In the three years since, he has hardly received any good news from Iraq, which has not done his public-approval ratings much good. Now, polls suggest that for the first time since the invasion, most Americans seem to believe Iraq is not part of the so-called war against terrorism, contrary to the Bush administration’s rhetoric. Statistics reveal a declining trend of Mr Bush’s credibility, with the majority appreciating the Iraq-terror link in 2002 and early 2003, then polls reflecting public opinion evenly split till as recently as June this year, but now fewer still buying the shoptalk. Also for the first time, more than 50 per cent Americans interviewed to gauge public sentiment believe going to Iraq was a mistake in the first place.

These developments bode ill for the president and his Republican party ahead of the November midterm elections, in which the Democrats’ chances of taking control of the House of Representatives and the Senate are looking brighter by the day. Apparently, they are hitting at the Bush administration’s soft underbelly with regard to the Iraqi occupation. Their argument that it has diverted resources and attention from essential anti-terror initiatives elsewhere, diminished US credibility, destroyed normal life in Iraq and disillusioned the American army about its ability to subdue an elusive enemy is finding converts for understandable reasons. Three-term Senator Joseph Lieberman’s Connecticut primaries loss to a newcomer might well prove to be the first political nail in the administration’s Iraq policy coffin.

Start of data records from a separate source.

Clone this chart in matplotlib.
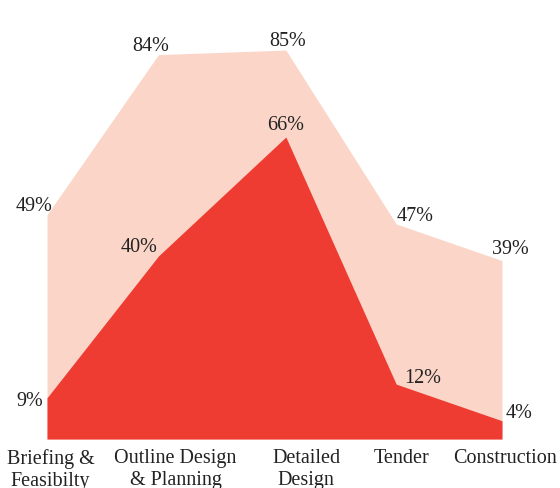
import matplotlib.pyplot as plt

# etapas del proyecto y porcentajes de cada serie
stages = ["Briefing &\nFeasibilty", "Outline Design\n& Planning", "Detailed\nDesign",
          "Tender", "Construction"]
stage_x = [0, 0.98, 2.1, 3.07, 4.0]
label_x = [0.03, 1.13, 2.28, 3.12, 4.03]
total = [49, 84, 85, 47, 39]
core = [9, 40, 66, 12, 4]

# desplazamiento (px) de cada etiqueta respecto a su punto
total_off = [(6, 5, "right"), (-8, 5, "center"), (2, 5, "center"), (0, 4, "left"), (8, 8, "center")]
core_off = [(-4, -7, "right"), (-1, 5, "right"), (0, 8, "center"), (8, 2, "left"), (4, 4, "left")]

plt.rcParams["font.family"] = ["Liberation Serif", "DejaVu Serif"]
ink = "#222222"

fig = plt.figure(figsize=(5.6, 4.89), dpi=100)
ax = fig.add_axes([0, 0, 1, 1])
ax.fill_between(stage_x, 0, total, color="#fbd6c8", linewidth=0)
ax.fill_between(stage_x, 0, core, color="#ee3c33", linewidth=0)

for vals, offs in ((total, total_off), (core, core_off)):
    for x, v, (dx, dy, ha) in zip(stage_x, vals, offs):
        ax.annotate(f"{v}%", (x, v), xytext=(dx, dy), textcoords="offset pixels",
                    ha=ha, va="baseline", fontsize=14.5, color=ink)

for x, s in zip(label_x, stages):
    ax.text(x, -1.9, s, ha="center", va="top", fontsize=14.5, color=ink,
            linespacing=1.25)

ax.set_xlim(-0.413, 4.51)
ax.set_ylim(-10.7, 96.15)
ax.axis("off")
fig.savefig("out.png", dpi=100)
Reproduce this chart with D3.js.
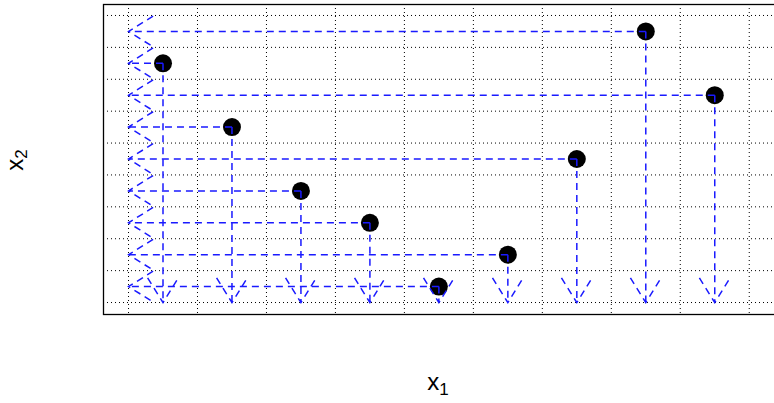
<!DOCTYPE html>
<html>
<meta charset="utf-8">
<title>Ranks</title>
<script src="https://d3js.org/d3.v7.min.js"></script>
<style>
body { margin: 0; background: #fff; }
.grid line { stroke: #000; stroke-width: 1; stroke-dasharray: 1,3; }
.arr { stroke: #1a1aff; stroke-width: 1.5; stroke-dasharray: 7,5; fill: none; }
.lab { font-family: "Liberation Sans", Arial, sans-serif; font-size: 24px; }
</style>
<body>
<svg width="774" height="403"></svg>
<script>
// data
var x1 = [1, 2, 3, 4, 5, 6, 7, 8, 9];
var x2 = [8, 6, 4, 3, 1, 2, 5, 9, 7];
var gridAt = [0.5, 1.5, 2.5, 3.5, 4.5, 5.5, 6.5, 7.5, 8.5, 9.5];

var svg = d3.select("svg"),
    box = {left: 103, top: 4, right: 792, bottom: 314};

var x = d3.scaleLinear().domain([0.13, 10.12]).range([box.left, box.right]),
    y = d3.scaleLinear().domain([0.14, 9.86]).range([box.bottom, box.top]);

var g = svg.append("g");

// dotted grid
var grid = g.append("g").attr("class", "grid");
grid.selectAll(".v").data(gridAt).enter().append("line")
  .attr("x1", function(d){ return x(d); }).attr("x2", function(d){ return x(d); })
  .attr("y1", box.top).attr("y2", box.bottom);
grid.selectAll(".h").data(gridAt).enter().append("line")
  .attr("y1", function(d){ return y(d); }).attr("y2", function(d){ return y(d); })
  .attr("x1", box.left).attr("x2", box.right);

var pts = x1.map(function(d, i){ return {a: d, b: x2[i]}; });

// points
g.selectAll(".pt").data(pts).enter().append("circle")
  .attr("cx", function(d){ return x(d.a); })
  .attr("cy", function(d){ return y(d.b); })
  .attr("r", 9)
  .attr("fill", "#000");

// arrows (dashed, like R arrows())
var headLen = 29, ang = 32 * Math.PI / 180;
function arrow(x0, y0, xe, ye) {
  var th = Math.atan2(ye - y0, xe - x0);
  var p = d3.path();
  p.moveTo(x0, y0); p.lineTo(xe, ye);
  p.moveTo(xe - headLen * Math.cos(th - ang), ye - headLen * Math.sin(th - ang));
  p.lineTo(xe, ye);
  p.lineTo(xe - headLen * Math.cos(th + ang), ye - headLen * Math.sin(th + ang));
  return p.toString();
}
pts.forEach(function(d){
  g.append("path").attr("class", "arr")
    .attr("d", arrow(x(d.a), y(d.b), x(0.5), y(d.b)));
  g.append("path").attr("class", "arr")
    .attr("d", arrow(x(d.a), y(d.b), x(d.a), y(0.5)));
});

// box
svg.append("rect")
  .attr("x", box.left + 0.5).attr("y", box.top + 0.5)
  .attr("width", box.right - box.left).attr("height", box.bottom - box.top)
  .attr("fill", "none").attr("stroke", "#000").attr("stroke-width", 1.3);

// axis labels
var xl = svg.append("text").attr("class", "lab")
  .attr("x", 438).attr("y", 390).attr("text-anchor", "middle");
xl.append("tspan").text("x");
xl.append("tspan").attr("font-size", "17px").attr("dy", 5).text("1");

var yl = svg.append("text").attr("class", "lab")
  .attr("transform", "translate(23,160) rotate(-90)").attr("text-anchor", "middle");
yl.append("tspan").text("x");
yl.append("tspan").attr("font-size", "17px").attr("dy", 4).text("2");
</script>
</body>
</html>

Despite taking its sweet time coming, the neo-con lobby’s bungling of the Iraq case —right from the fabled Weapons of Mass Destruction (WMD) argument to the inability to contain the insurgency that is reducing the country to rubble —is fast coming to light. Now the White House is at a loss regarding its future course in Iraq as both staying and leaving are fraught with difficulties. They may have cleverly exploited public anger following 9/11 with their ‘good versus evil’ and ‘staying the course’ claims, but it seems that try as they might, the Republicans are not likely to avoid the axe this time around.